As an executive search firm, we have led more than 100 searches to find CEOs for the world’s largest faith-based nonprofits. In every instance, there is a board who is strongly committed to the future of the institution, and in every instance, there is great intent to assure that the transition from the incumbent to the new leader is as accretive as possible to the mission of their organization.
Here are five mistakes that boards should work very hard to avoid:
1. Delegating Succession Planning to the CEO
Selecting the right leader is the most important responsibility of the board, and it should never be delegated to the incumbent leader. As competent as any leader may be, organizations benefit from new thought. The CEO’s choice does not give the board its needed influence over the future of the organization.
2. Committing the Role to an Internal Person
While an internal person may ultimately be the best selection, the board should not be restricted to a choice of one. As importantly, circumstances change and so do board members. It is unfair to use assured succession as a tool to retain a leader who may later be surprised by the board’s different direction.
3. Hiring in Reaction to the Incumbent
Most search committees really struggle to think of their new hire in entirely independent terms — wanting to either replicate or avoid at all costs the characteristics of the incumbent CEO. The board or search committee needs to think only about the organization — its mission and its future — and to find the leader who can most likely bring its future and mission to fruition.
4. Allowing the Philosophical to Conflict With the Practical
The perfect theoretical candidate will always be stronger than the real people God uses to lead organizations. Moreover, do not expect a highly qualified external candidate to know the peculiarities of your organization as well as a possibly less qualified internal candidate.

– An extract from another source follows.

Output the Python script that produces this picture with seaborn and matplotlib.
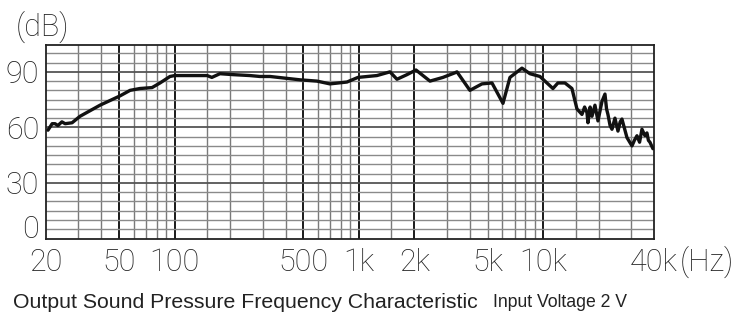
import matplotlib
matplotlib.use("Agg")
import matplotlib.pyplot as plt
import seaborn as sns
import pandas as pd

# ---- data ----
freq_hz = [20.5, 21.6, 22.4, 23.2, 24.4, 25.4, 27.7, 30.6, 39.3, 50.4, 57.2, 64.7,
           75.3, 83.2, 94.2, 100, 150, 159, 176, 207, 256, 290, 329, 478, 592, 696,
           861, 988, 1253, 1474, 1609, 1824, 2040, 2431, 2859, 3323, 3407, 4005,
           4656, 5277, 6055, 6607, 7676, 8484, 9614, 11306, 12033, 13138, 14340,
           15264, 16251, 16800, 17301, 17518, 18000, 18420, 19120, 19850, 20870,
           21670, 22100, 22490, 23100, 23650, 24550, 25490, 26200, 26790, 28530,
           30370, 31300, 32330, 33400, 34410, 35720, 36620, 37300, 38020, 39470]
spl_db = [58.5, 62, 62, 61, 63, 62, 62.5, 66, 72, 77, 80, 81,
          81.5, 84, 87.5, 88, 88, 87, 89, 88.5, 88, 87.5, 87.5, 85.7, 85, 83.5,
          84.5, 87, 88, 90, 86, 88.5, 91, 85, 87, 89.5, 90, 80,
          83.5, 84, 73, 87, 92, 89, 87.5, 81, 84, 84, 81,
          70, 67, 71, 68, 62.5, 71, 66, 72, 63.5, 74,
          78, 70, 67, 61, 59, 65, 58, 63, 64.5, 54.5,
          50, 53, 55.5, 52, 59, 55.5, 57, 53, 52, 48.5]

x_tick_values = [20, 50, 100, 500, 1000, 2000, 5000, 10000, 40000]
x_tick_labels = ["20", "50", "100", "500", "1k", "2k", "5k", "10k", "40k"]
y_tick_values = [0, 30, 60, 90]
y_tick_labels = ["0", "30", "60", "90"]

df = pd.DataFrame({"freq": freq_hz, "spl": spl_db})

sns.set_style("white")
plt.rcParams["font.family"] = ["Liberation Sans", "DejaVu Sans"]
tick_font = ["Roboto", "Liberation Sans", "DejaVu Sans"]

fig = plt.figure(figsize=(7.56, 3.16), dpi=100)
ax = fig.add_axes([46 / 756, 1 - 238.5 / 316, (654 - 46) / 756, (238.5 - 45) / 316])

# grid
x_minor = [30, 40, 60, 70, 80, 90, 150, 200, 300, 400, 600, 700, 800, 900,
           1500, 3000, 4000, 5000, 6000, 7000, 8000, 9000, 15000, 20000, 30000]
x_dark = [50, 100, 500, 1000, 2000, 10000]
for xv in x_minor:
    ax.axvline(xv, color="#7a7a7a", lw=1.0, zorder=1)
for xv in x_dark:
    ax.axvline(xv, color="#1a1a1a", lw=1.4, zorder=1)
for yv in range(5, 105, 5):
    dark = yv in (30, 60, 90)
    ax.axhline(yv, color="#555555" if dark else "#8a8a8a", lw=1.3 if dark else 1.0, zorder=1)

sns.lineplot(data=df, x="freq", y="spl", ax=ax, color="#111111", lw=2.4,
             sort=False, zorder=3)

ax.set_xscale("log")
ax.set_xlim(20, 40000)
ax.set_ylim(0, 104.5)
ax.set_xticks(x_tick_values)
ax.set_xticklabels(x_tick_labels)
ax.xaxis.set_minor_locator(matplotlib.ticker.NullLocator())
ax.set_yticks(y_tick_values)
ax.set_yticklabels(y_tick_labels)
ax.tick_params(axis="both", length=0, labelsize=22, colors="#222222")
ax.tick_params(axis="x", pad=7)
ax.tick_params(axis="y", pad=5)
for lab in ax.get_xticklabels() + ax.get_yticklabels():
    lab.set_family(tick_font)
    lab.set_weight("light")
ax.get_yticklabels()[0].set_verticalalignment("baseline")
ax.set_xlabel("")
ax.set_ylabel("")

for s in ax.spines.values():
    s.set_visible(True)
    s.set_color("#222222")
    s.set_linewidth(1.3)

fig.text(43 / 756, 1 - 27 / 316, "(dB)", fontsize=22, color="#222222",
         ha="center", va="center", family=tick_font, weight="light")
fig.text(680 / 756, 1 - 262 / 316, "(Hz)", fontsize=22, color="#222222",
         ha="left", va="center", family=tick_font, weight="light")
fig.text(13 / 756, 1 - 308 / 316, "Output Sound Pressure Frequency Characteristic",
         fontsize=15.3, color="#222222", ha="left", va="baseline")
fig.text(493 / 756, 1 - 307 / 316, "Input Voltage 2 V",
         fontsize=12.7, color="#222222", ha="left", va="baseline")

fig.savefig("out.png", dpi=100)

5. Permitting the Incumbent to Determine His/Her Future Role
The board needs to define what role, if any, the incumbent leader will have in the administration of the new leader. While emeritus titles are honoring, the new CEO should not be hamstrung by a board’s sentimental or even practical commitments to the incumbent.
There is no greater gift to give to a departing leader than to cap his or her tenure with the assurance of the organization’s continued success. And a departing leader’s legacy can only flourish if the succeeding candidate actually succeeds and that must become the sole point of focus for a responsible board in any succession consideration.